I want to analyze public and welfare assistance variables (INCWELFR, INCSSI, INCASIST) as welll as variables for earned income (OINCWAGE, OINCBUS, FTOTVAL). Should I use the ASECWT and AECWTH weights for all of these, or should I use different weights for each one?
The correct weight depends on your analysis. ASECWT is appropriate for person-level analyses. ASECFWT is appropriate for family-level analyses. ASECWTH is appropriate for household-level analyses.

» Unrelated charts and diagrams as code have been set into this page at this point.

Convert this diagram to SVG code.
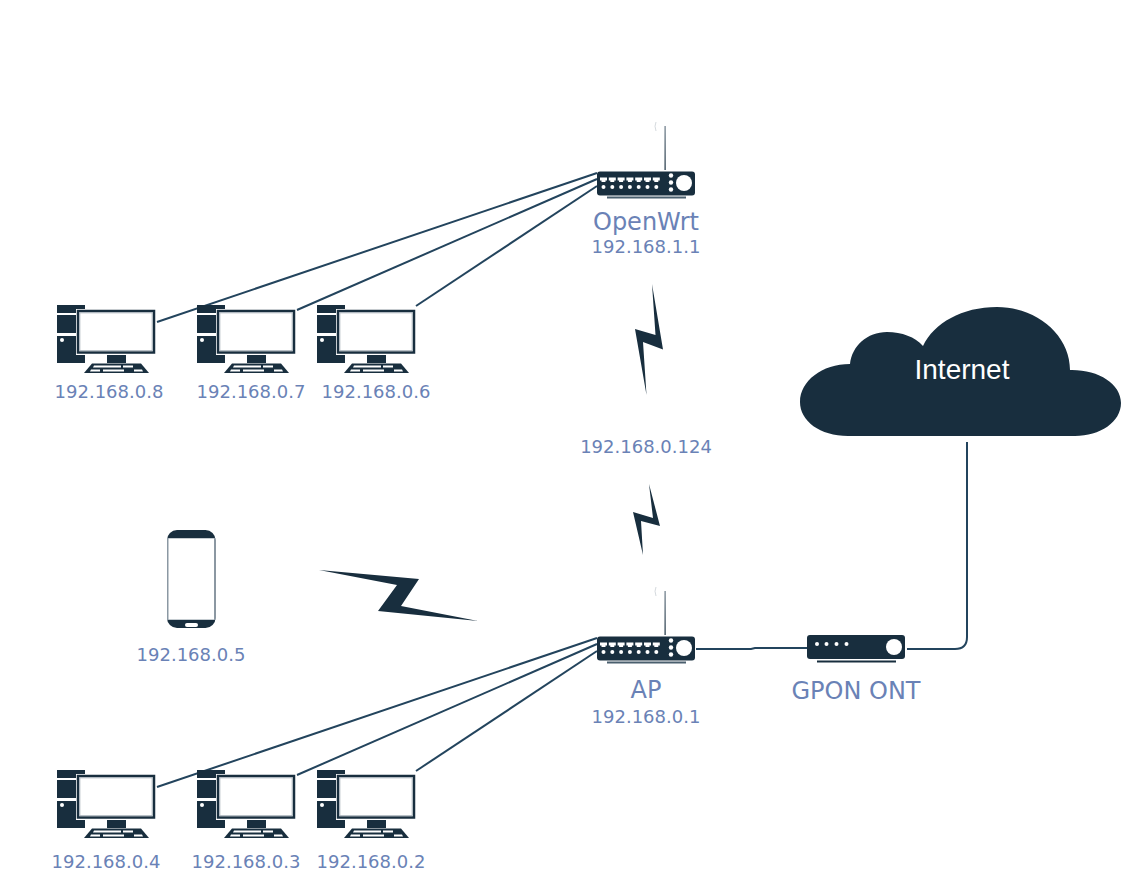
<svg xmlns="http://www.w3.org/2000/svg" xmlns:xlink="http://www.w3.org/1999/xlink" width="1127" height="890" viewBox="0 0 1127 890">
<style>
.lbl{font-family:"DejaVu Sans",sans-serif;fill:#6a82b6;text-anchor:middle}
.s{font-size:18px}.b{font-size:24px}
.d{fill:#182e3e}.w{fill:#fff}
.c{fill:none;stroke:#23445d;stroke-width:2}
</style>
<defs>
<linearGradient id="ant" x1="0" y1="0" x2="0" y2="1"><stop offset="0" stop-color="#6b7b88"/><stop offset="1" stop-color="#182e3e"/></linearGradient>
<g id="pc">
<path class="d" d="M0 0H28V4H19V8H0ZM0 10H19V28H0ZM0 31H19V50H28V58H0Z"/>
<circle class="w" cx="5" cy="35" r="2"/>
<rect x="21" y="6" width="76" height="41.500" fill="#fff" stroke="#182e3e" stroke-width="2.500"/>
<rect x="22.800" y="7.800" width="72.400" height="37.900" fill="none" stroke="#a8b2ba" stroke-width="1"/>
<rect class="d" x="50" y="50" width="19" height="8"/>
<path class="d" d="M35 58.500H84L92 68H27Z"/>
<path class="w" d="M37 60.500H64V62.500H36ZM66 60.500H76V62.500H66ZM34 64.500H43V66.500H33ZM46 64.500H67V66.500H46ZM77 64.500H85L86 66.500H77Z"/>
</g>
<g id="router">
<rect x="67.500" y="-45" width="1.200" height="44" fill="url(#ant)"/>
<path stroke="#d5dade" stroke-width="1" fill="none" d="M59 -49Q57 -45 59 -40"/>
<rect class="d" x="0" y="0.500" width="98" height="24" rx="3"/>
<g class="w">
<path d="M3 6.500H10V9.500H8.500V11H4.500V9.500H3ZM11.800 6.500H18.800V9.500H17.300V11H13.300V9.500H11.800ZM20.600 6.500H27.600V9.500H26.100V11H22.100V9.500H20.600ZM29.400 6.500H36.400V9.500H34.900V11H30.900V9.500H29.400ZM38.200 6.500H45.200V9.500H43.700V11H39.700V9.500H38.200ZM47 6.500H54V9.500H52.500V11H48.500V9.500H47ZM55.800 6.500H62.800V9.500H61.300V11H57.300V9.500H55.800Z"/>
<circle cx="6.500" cy="16" r="2"/><circle cx="15.300" cy="16" r="2"/><circle cx="24.100" cy="16" r="2"/><circle cx="32.900" cy="16" r="2"/><circle cx="41.700" cy="16" r="2"/><circle cx="50.500" cy="16" r="2"/><circle cx="59.300" cy="16" r="2"/>
<circle cx="74" cy="4.500" r="2.200"/><circle cx="74" cy="11.500" r="2.200"/><circle cx="74" cy="18.500" r="2.200"/>
<circle cx="87" cy="12" r="8"/>
</g>
<rect x="10" y="25.500" width="79" height="2" fill="#4a5f6e"/>
</g>
</defs>

<g id="connectors">
<path class="c" d="M157 322L597 173"/>
<path class="c" d="M297 310L597 179"/>
<path class="c" d="M416 306L597 186"/>
<path class="c" d="M157 787L597 638"/>
<path class="c" d="M297 775L597 644"/>
<path class="c" d="M416 771L597 651"/>
<path class="c" d="M696 649H751L755 648H807"/>
<path class="c" d="M907 649H955Q967 649 967 637V442"/>
</g>

<g id="openwrt"><use xlink:href="#router" href="#router" x="597" y="171"/>
<text class="lbl b" x="646" y="230">OpenWrt</text><text class="lbl s" x="646" y="253">192.168.1.1</text></g>
<g id="ap"><use xlink:href="#router" href="#router" x="597" y="636"/>
<text class="lbl b" x="646" y="698">AP</text><text class="lbl s" x="646" y="723">192.168.0.1</text></g>
<g id="ont">
<rect class="d" x="807" y="635" width="98" height="24" rx="3"/>
<g class="w"><circle cx="817" cy="644" r="2"/><circle cx="826.500" cy="644" r="2"/><circle cx="836.500" cy="644" r="2"/><circle cx="846.500" cy="644" r="2"/><circle cx="894" cy="647" r="8"/></g>
<rect x="817" y="660.500" width="79" height="2" class="d"/>
<text class="lbl b" x="856" y="699">GPON ONT</text></g>

<g id="pc8"><use xlink:href="#pc" href="#pc" x="57" y="305"/><text class="lbl s" x="109" y="398">192.168.0.8</text></g>
<g id="pc7"><use xlink:href="#pc" href="#pc" x="197" y="305"/><text class="lbl s" x="251" y="398">192.168.0.7</text></g>
<g id="pc6"><use xlink:href="#pc" href="#pc" x="317" y="305"/><text class="lbl s" x="376" y="398">192.168.0.6</text></g>
<g id="pc4"><use xlink:href="#pc" href="#pc" x="57" y="770"/><text class="lbl s" x="106" y="868">192.168.0.4</text></g>
<g id="pc3"><use xlink:href="#pc" href="#pc" x="197" y="770"/><text class="lbl s" x="246" y="868">192.168.0.3</text></g>
<g id="pc2"><use xlink:href="#pc" href="#pc" x="317" y="770"/><text class="lbl s" x="371" y="868">192.168.0.2</text></g>

<g id="phone">
<rect x="167" y="530" width="48.500" height="98" rx="10" class="d"/>
<rect x="167" y="538" width="48.500" height="82" fill="#8b98a3"/>
<rect x="168.500" y="538.500" width="45.500" height="81" class="w"/>
<rect x="185" y="623" width="13" height="4" rx="2" class="w"/>
<text class="lbl s" x="191" y="661">192.168.0.5</text></g>

<g id="bolt1"><path class="d" d="M652 284L663 349.500L643 342L646.500 395L635 329L655.500 335Z"/></g>
<text class="lbl s" x="646" y="453">192.168.0.124</text>
<g id="bolt2"><path class="d" d="M649 484L660 526L641 521L643 555L633 512L653 518Z"/></g>
<g id="bolt3"><path class="d" d="M319 570L419 579L401 606L478 621L378 611L397 585Z"/></g>

<g id="cloud">
<path class="d" d="M848 436C820 436 800 421 800 402C800 381 822 364 850 364C852 346 867 332 887 332C902 332 915 337 923 346C934 323 962 307 997 307C1037 307 1070 335 1070 370L1072 370C1099 370 1121 384 1121 403C1121 422 1100 436 1075 436Z"/>
<text x="962" y="378.500" font-family="Liberation Sans,sans-serif" font-size="28" fill="#fff" text-anchor="middle">Internet</text>
</g>
</svg>
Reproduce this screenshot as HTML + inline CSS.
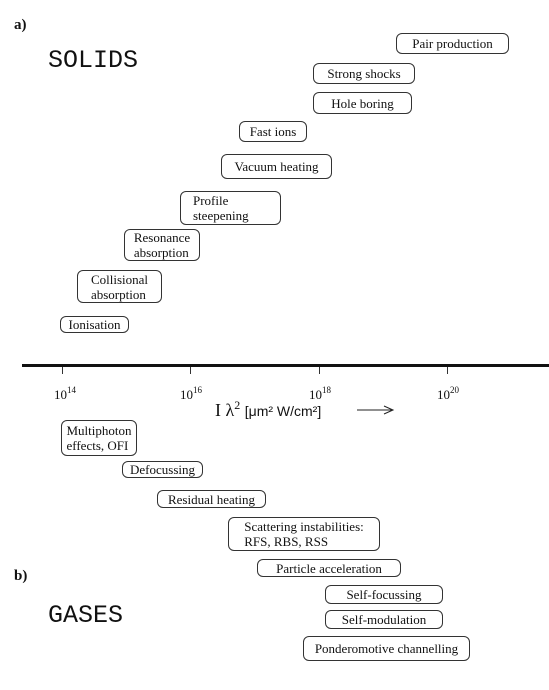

If you want to capture the individual-level variation in person-level income variables (e.g., INCWELFR, INCSSI, INCASIST, OINCEAGE, OINCBUS), you should note that people in the same family will have the same value for FTOTVAL; you may want to account for this in your analysis (this also applies to household-level variables). If you instead choose a family- or household-level analysis, you should systematically restrict your sample to only one person per family or household (e.g., PERNUM = 1 for households, or the minimum PERNUM value for each family in households containing more than one family) to avoid double-counting. Note, however, that this will only report the included person’s value for person-level measures (e.g., INCWELFR); you might consider summing these values across all members of the family or household (for family- or household-level analysis) if relevant and appropriate for your specific research application.
@KariWilliams will we not be using EARNWT for this ? Despite it being as ASEC sample ?
EARNWT is appropriate for analyses of the outgoing rotation group (ORG) or Earner’s Study variables; these are asked of a smaller subpopulation (those in month-in-sample 4 and 8 of the CPS rotation pattern). ASEC variables should be weighted with ASECWT(H).